Of course, there is one fundamental choice: whether to find, create and share stories in the first place. Perhaps that is a moot question, though. As museum consultant Leslie Bedford wrote almost two decades ago, “Museums are storytellers. They exist because once upon a time some person or group believed there was a story worth telling, over and over, for generations to come.” For museums, like humans, stories are a natural part of life. It’s just a matter of choosing which stories to tell and how.

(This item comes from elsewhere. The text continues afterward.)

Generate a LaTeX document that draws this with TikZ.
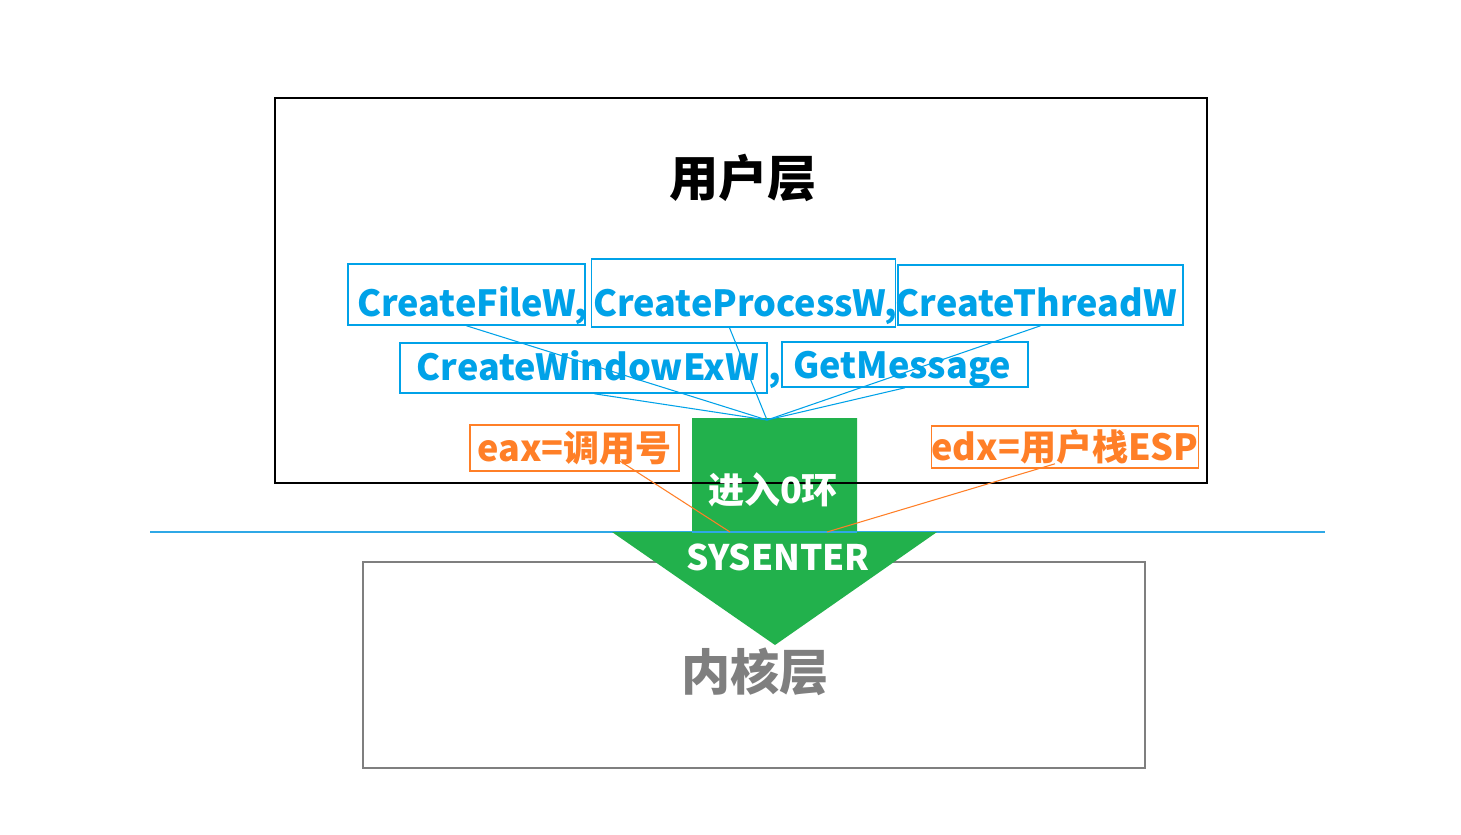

Source: https://www.museumnext.com/article/why-do-stories-matter-to-museums-and-how-can-museums-become-better-storytellers/

Comment: This article shows us how to tell stories in museums and why they matter. Stories in museums are important because they hold information on some of the most crucial times in our species. These stories can change the lives of those who listen, but museums need to start telling stories properly. Museums focus too much on the artifacts and objects that exist there rather than the people that existed during the period. As seen in works like Harry Potter, building rich and fruitful characters are how we can actually begin to engage individuals into the story. Museums and other experience based interactions can begin to do this sort of thing by structuring their displays. There needs to be a beginning, a middle, and a conclusion to what they have to say and customers need to be a part of it. This is seen in the science of spying display where guests take on the role of a spy and learn about the practice as they go about completing their own spy mission. This sort of thing could also utilize 3D printing at a large scale to create modular environments inviting guests to explore different places and environments every time they visit a museum or theme park. It would allow them to get a different chunk of the story with each visit and create a convincing enviroment for them to learn in.